Imersos em uma região desértica, cortada por uma estrada abandonada, os personagens revelam suas necessidades e agonias. Sem acontecimentos relevantes ou perspectivas de mudança, dedicam-se a passar o tempo esperando Godot, que ninguém sabe exatamente quem é, e que adia sucessivamente o encontro. Além da atuação do elenco, que é a principal aposta da direção, a ambientação do espetáculo deve chamar a atenção para um tema cada vez mais atual, que é o estado do planeta após anos de descaso e poluição.
"O cenário é desértico, mas não asséptico. Considerando as águas dos rios e dos mares poluídas, toneladas de lixo tóxico empesteando a natureza, desertos transformados em depósitos de resíduos e detritos, a sujeira que nos cerca está ali presente", resume Alabarse, que assina também a cenografia e pesquisa de trilha sonora do espetáculo. A peça ainda conta com figurinos de Zé Adão Barbosa, assistência de direção e preparação corporal de Ângela Spiazzi, iluminação de Maurício Moura e João Fraga e produção de Jaques Machado.

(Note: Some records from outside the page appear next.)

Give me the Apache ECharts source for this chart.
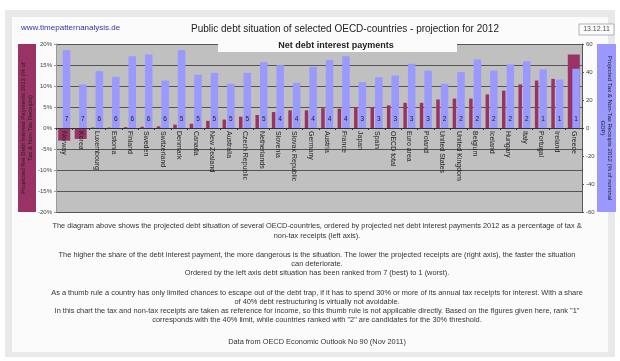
<!DOCTYPE html>
<html>
<head>
<meta charset="utf-8">
<script src="https://cdn.jsdelivr.net/npm/echarts@6/dist/echarts.min.js"></script>
<style>
  html, body { margin: 0; padding: 0; background: #ffffff; }
  #chart { width: 620px; height: 361px; }
</style>
</head>
<body>
<div id="chart"></div>
<script>
// Countries ordered by projected net debt interest payments 2012
const countries = [
  'Norway', 'Korea', 'Luxembourg', 'Estonia', 'Finland', 'Sweden', 'Switzerland', 'Denmark',
  'Canada', 'New Zealand', 'Australia', 'Czech Republic', 'Netherlands', 'Slovenia',
  'Slovak Republic', 'Germany', 'Austria', 'France', 'Japan', 'Spain', 'OECD total',
  'Euro area', 'Poland', 'United States', 'United Kingdom', 'Belgium', 'Iceland',
  'Hungary', 'Italy', 'Portugal', 'Ireland', 'Greece'
];

// Net debt interest payments 2012, % of tax & non-tax receipts (left axis)
const interestPayments = [
  -3.0, -2.6, 0.1, 0.1, 0.2, 0.3, 0.4, 0.8,
  1.0, 1.7, 2.0, 2.7, 3.1, 3.8,
  4.2, 4.2, 4.7, 4.6, 5.0, 5.0, 5.4,
  6.0, 6.0, 6.8, 7.0, 7.0, 8.0,
  8.9, 10.4, 11.3, 11.7, 17.5
];

// Countries whose interest bar is drawn as a wide highlight bar
const highlighted = ['Norway', 'Korea', 'Greece'];

// Tax & non-tax receipts 2012, % of nominal GDP (right axis)
const receipts = [
  55.6, 31.1, 40.6, 36.5, 51.3, 52.5, 33.9, 55.6,
  38.0, 39.4, 31.6, 39.4, 47.0, 44.9,
  32.3, 43.7, 48.5, 51.3, 32.7, 36.3, 37.5,
  45.8, 41.0, 31.6, 39.9, 48.9, 41.0,
  45.4, 47.7, 41.8, 34.6, 42.3
];

// Debt situation rank, 7 (best) to 1 (worst)
const ranks = [
  7, 7, 6, 6, 6, 6, 6, 5,
  5, 5, 5, 5, 5, 4,
  4, 4, 4, 4, 3, 3, 3,
  3, 3, 2, 2, 2, 2,
  2, 2, 1, 1, 1
];

const leftTicks = { min: -20, max: 20, interval: 5 };
const rightTicks = { min: -60, max: 60, interval: 20 };

const narrowInterest = interestPayments.map((v, i) => highlighted.includes(countries[i]) ? null : v);
const wideInterest = interestPayments.map((v, i) => highlighted.includes(countries[i]) ? v : null);

const notes = [
  { y: 226, t: 'The diagram above shows the projected debt situation of several OECD-countries, ordered by projected net debt interest payments 2012 as a percentage of tax &' },
  { y: 236, t: 'non-tax receipts (left axis).' },
  { y: 255, t: 'The higher the share of the debt interest payment, the more dangerous is the situation. The lower the projected receipts are (right axis), the faster the situation' },
  { y: 264, t: 'can deteriorate.' },
  { y: 273, t: 'Ordered by the left axis debt situation has been ranked from 7 (best) to 1 (worst).' },
  { y: 293, t: 'As a thumb rule a country has only limited chances to escape out of the debt trap, if it has to spend 30% or more of its annual tax receipts for interest. With a share' },
  { y: 302, t: 'of 40% debt restructuring is virtually not avoidable.' },
  { y: 311, t: 'In this chart the tax and non-tax receipts are taken as reference for income, so this thumb rule is not applicable directly. Based on the figures given here, rank "1"' },
  { y: 320, t: 'corresponds with the 40% limit, while countries ranked with "2" are candidates for the 30% threshold.' },
  { y: 342, t: 'Data from OECD Economic Outlook No 90 (Nov 2011)' }
];

const FONT = 'Liberation Sans, Arial, sans-serif';
const chart = echarts.init(document.getElementById('chart'), null, { renderer: 'canvas' });

const graphics = [
  // outer frame and panel
  { type: 'rect', shape: { x: 5, y: 10, width: 610, height: 347 }, style: { fill: '#e9e9e9' }, z: -10 },
  { type: 'rect', shape: { x: 12, y: 17, width: 596, height: 335 }, style: { fill: '#fbfbfb' }, z: -9 },
  // header
  { type: 'text', x: 21, y: 28, style: { text: 'www.timepatternanalysis.de', fill: '#3333aa', font: '8px ' + FONT, textVerticalAlign: 'middle' } },
  { type: 'text', x: 345, y: 29, style: { text: 'Public debt situation of selected OECD-countries - projection for 2012', fill: '#222', font: '10px ' + FONT, textAlign: 'center', textVerticalAlign: 'middle' } },
  { type: 'rect', shape: { x: 579, y: 24, width: 35, height: 11 }, style: { fill: '#fbfbfb', stroke: '#999', lineWidth: 0.7 } },
  { type: 'text', x: 596.5, y: 29.5, style: { text: '13.12.11', fill: '#555', font: '7px ' + FONT, textAlign: 'center', textVerticalAlign: 'middle' } },
  // subtitle box over the plot top
  { type: 'rect', shape: { x: 218, y: 41, width: 239, height: 11 }, style: { fill: '#fbfbfb' }, z: 5 },
  { type: 'text', x: 336, y: 46, style: { text: 'Net debt interest payments', fill: '#222', font: 'bold 9px ' + FONT, textAlign: 'center', textVerticalAlign: 'middle' }, z: 6 },
  // axis title boxes
  { type: 'rect', shape: { x: 18, y: 44, width: 18, height: 168 }, style: { fill: '#993366' } },
  { type: 'text', x: 27, y: 128, rotation: Math.PI / 2,
    style: { text: 'Projected Net Debt Interest Payments 2012 (% of\nTax & Non-Tax Receipts)', fill: '#222', font: '6px ' + FONT, textAlign: 'center', textVerticalAlign: 'middle', lineHeight: 7 } },
  { type: 'rect', shape: { x: 597, y: 44, width: 19, height: 168 }, style: { fill: '#9999ff' } },
  { type: 'text', x: 606, y: 128, rotation: -Math.PI / 2,
    style: { text: 'Projected Tax & Non-Tax Receipts 2012 (% of nominal\nGDP)', fill: '#222', font: '6px ' + FONT, textAlign: 'center', textVerticalAlign: 'middle', lineHeight: 7 } }
];
notes.forEach(n => graphics.push({
  type: 'text', x: 317, y: n.y,
  style: { text: n.t, fill: '#333', font: '7.4px ' + FONT, textAlign: 'center', textVerticalAlign: 'middle' }
}));

chart.setOption({
  animation: false,
  backgroundColor: '#ffffff',
  textStyle: { fontFamily: FONT },
  graphic: graphics,
  grid: { left: 56, right: 38, top: 44, bottom: 149, show: true, backgroundColor: '#c0c0c0', borderWidth: 0 },
  xAxis: [
    {
      // category axis drawn across the middle of the plot, where both value axes are zero
      type: 'category', data: countries, position: 'bottom', offset: -84, z: 4,
      axisLine: { show: true, onZero: false, lineStyle: { color: '#333', width: 1 } },
      axisTick: { show: true, length: 2, lineStyle: { color: '#333' } },
      axisLabel: { rotate: -90, fontSize: 7, color: '#222', interval: 0, margin: 3 },
      splitLine: { show: false }
    },
    { type: 'category', data: countries, show: false, axisLine: { onZero: false } }
  ],
  yAxis: [
    {
      type: 'value', position: 'left', min: leftTicks.min, max: leftTicks.max, interval: leftTicks.interval,
      axisLine: { show: true, onZero: false, lineStyle: { color: '#999' } },
      axisTick: { show: true, length: 2, lineStyle: { color: '#999' } },
      axisLabel: { formatter: '{value}%', fontSize: 6, color: '#444', margin: 4 },
      splitLine: { show: true, lineStyle: { color: '#555', width: 1 } }
    },
    {
      type: 'value', position: 'right', min: rightTicks.min, max: rightTicks.max, interval: rightTicks.interval,
      axisLine: { show: true, onZero: false, lineStyle: { color: '#555' } },
      axisTick: { show: true, length: 2, lineStyle: { color: '#555' } },
      axisLabel: { fontSize: 6, color: '#444', margin: 4 },
      splitLine: { show: false }
    }
  ],
  series: [
    {
      name: 'Interest (wide)', type: 'bar', xAxisIndex: 1, yAxisIndex: 0,
      data: wideInterest, barWidth: 12, itemStyle: { color: '#993366' }
    },
    {
      name: 'Interest', type: 'bar', xAxisIndex: 0, yAxisIndex: 0,
      data: narrowInterest, barWidth: 3.5, barGap: '30%', itemStyle: { color: '#993366' }
    },
    {
      name: 'Receipts', type: 'bar', xAxisIndex: 0, yAxisIndex: 1,
      data: receipts, barWidth: 7.5, barGap: '30%', itemStyle: { color: '#9999ff' },
      label: {
        show: true, position: 'insideBottom', distance: 5, fontSize: 6.5, color: '#222',
        formatter: p => String(ranks[p.dataIndex])
      }
    }
  ]
});
</script>
</body>
</html>
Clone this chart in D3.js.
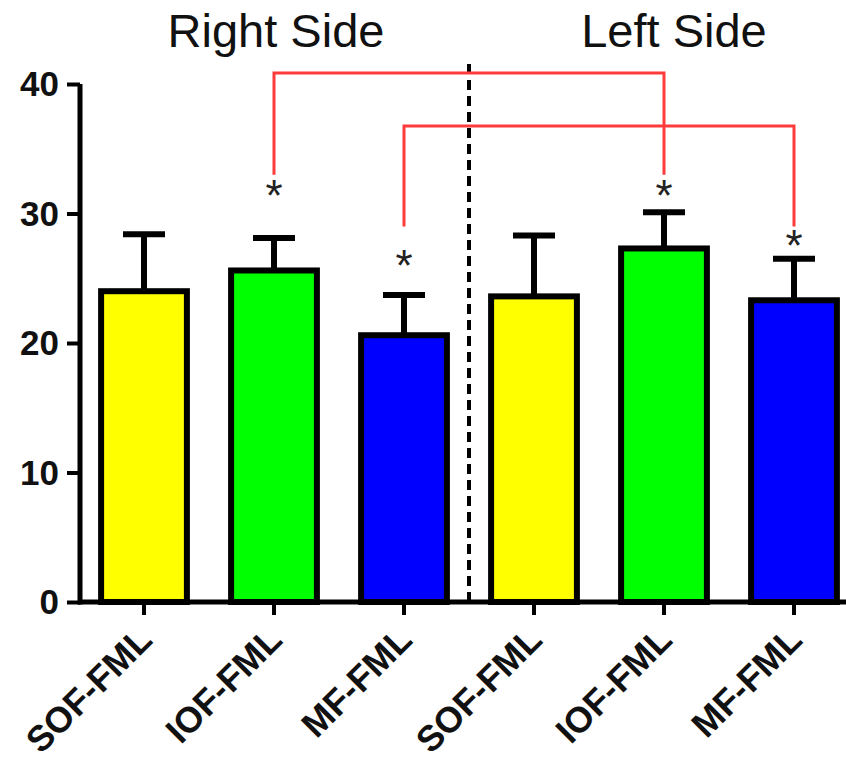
<!DOCTYPE html>
<html>
<head>
<meta charset="utf-8">
<script src="https://cdn.jsdelivr.net/npm/d3@7"></script>
<style>
  body { margin: 0; background: #fff; }
  svg { display: block; font-family: "Liberation Sans", Arial, sans-serif; }
</style>
</head>
<body>
<svg width="846" height="764"></svg>
<script>
// data
var categories = ['SOF-FML', 'IOF-FML', 'MF-FML', 'SOF-FML ', 'IOF-FML ', 'MF-FML '];
var labels = ['SOF-FML', 'IOF-FML', 'MF-FML', 'SOF-FML', 'IOF-FML', 'MF-FML'];
var means = [24.0, 25.6, 20.6, 23.6, 27.3, 23.3];
var upper = [28.4, 28.1, 23.7, 28.3, 30.1, 26.5];
var colors = ['#ffff00', '#00ff00', '#0000ff', '#ffff00', '#00ff00', '#0000ff'];
var yTicks = [0, 10, 20, 30, 40];
var sides = ['Right Side', 'Left Side'];
// significance brackets: [from bar, to bar, top level, foot level]
var brackets = [[1, 4, 40.85, 33.0], [2, 5, 36.75, 29.0]];
var starBars = [1, 2, 4, 5];
var starLevels = [31.6, 26.2, 31.6, 27.7];

var svg = d3.select('svg');

var x = d3.scaleBand().domain(categories).range([79, 859]).paddingInner(0.34).paddingOuter(0.17);
var y = d3.scaleLinear().domain([0, 40]).range([602, 84]);

function cx(i) { return x(categories[i]) + x.bandwidth() / 2; }

// titles
svg.append('text').attr('x', 276).attr('y', 47).attr('text-anchor', 'middle')
  .attr('font-size', 47).attr('fill', '#111').text(sides[0]);
svg.append('text').attr('x', 674).attr('y', 47).attr('text-anchor', 'middle')
  .attr('font-size', 47).attr('fill', '#111').text(sides[1]);

// dashed separator between the sides
var sepX = (cx(2) + cx(3)) / 2;
svg.append('line').attr('x1', sepX).attr('x2', sepX).attr('y1', 64).attr('y2', 600)
  .attr('stroke', '#000').attr('stroke-width', 4).attr('stroke-dasharray', '10,6');

// brackets
brackets.forEach(function (b) {
  var pts = [[cx(b[0]), y(b[3])], [cx(b[0]), y(b[2])], [cx(b[1]), y(b[2])], [cx(b[1]), y(b[3])]];
  svg.append('path').attr('d', d3.line()(pts)).attr('fill', 'none')
    .attr('stroke', '#ff3b3b').attr('stroke-width', 3);
});

// error bars
var eb = svg.append('g');
means.forEach(function (m, i) {
  eb.append('line').attr('x1', cx(i)).attr('x2', cx(i)).attr('y1', y(m)).attr('y2', y(upper[i]))
    .attr('stroke', '#000').attr('stroke-width', 6);
  eb.append('line').attr('x1', cx(i) - 21).attr('x2', cx(i) + 21).attr('y1', y(upper[i])).attr('y2', y(upper[i]))
    .attr('stroke', '#000').attr('stroke-width', 6);
});

// bars
svg.append('g').selectAll('rect').data(means).join('rect')
  .attr('x', function (d, i) { return x(categories[i]); })
  .attr('y', function (d) { return y(d); })
  .attr('width', x.bandwidth())
  .attr('height', function (d) { return y(0) - y(d); })
  .attr('fill', function (d, i) { return colors[i]; })
  .attr('stroke', '#000').attr('stroke-width', 6);

// stars
starBars.forEach(function (b, i) {
  svg.append('text').attr('x', cx(b)).attr('y', y(starLevels[i]) + 18).attr('text-anchor', 'middle')
    .attr('font-size', 44).attr('fill', '#222').text('*');
});

// y axis
var yAxis = svg.append('g').attr('transform', 'translate(80,0)')
  .call(d3.axisLeft(y).tickValues(yTicks).tickSize(13).tickPadding(8));
yAxis.select('.domain').attr('stroke-width', 5).attr('d', 'M0,' + (y(0) + 2.5) + 'V' + y(40));
yAxis.selectAll('.tick line').attr('stroke-width', 4);
yAxis.selectAll('.tick text').attr('font-size', 35).attr('font-weight', 'bold')
  .attr('fill', '#111').attr('dy', '0.33em').attr('font-family', '"Liberation Sans", Arial, sans-serif');

// x axis
var xAxis = svg.append('g').attr('transform', 'translate(0,' + y(0) + ')')
  .call(d3.axisBottom(x).tickSize(13).tickFormat(function (d, i) { return labels[i]; }));
xAxis.select('.domain').attr('stroke-width', 5).attr('d', 'M78,0H846');
xAxis.selectAll('.tick line').attr('stroke-width', 4);
xAxis.selectAll('.tick text').attr('font-size', 36).attr('font-weight', 'bold').attr('fill', '#111')
  .attr('font-family', '"Liberation Sans", Arial, sans-serif')
  .attr('text-anchor', 'end').attr('dy', 0).attr('y', 0)
  .attr('transform', 'translate(10,40) rotate(-45)');
</script>
</body>
</html>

Rodeados de lixo e vivendo neste deserto, os personagens de Esperando Godot se comunicam com frases curtas, promovem inúmeros momentos de silêncio, e "brincam" com o tempo enquanto esperam uma salvação para suas vidas "infernais". Além deles, a plateia ainda perceberá a "presença" de vozes (analógicas), que, segundo Alabarse, são uma referência às vítimas de genocídios e guerras presentes na história da humanidade. "Tudo neste espetáculo é muito sofisticado, nada é óbvio. É como uma cebola, com muitas camadas, sempre com significados. Mas quando se chega no meio, não há nada. Isso é Becket."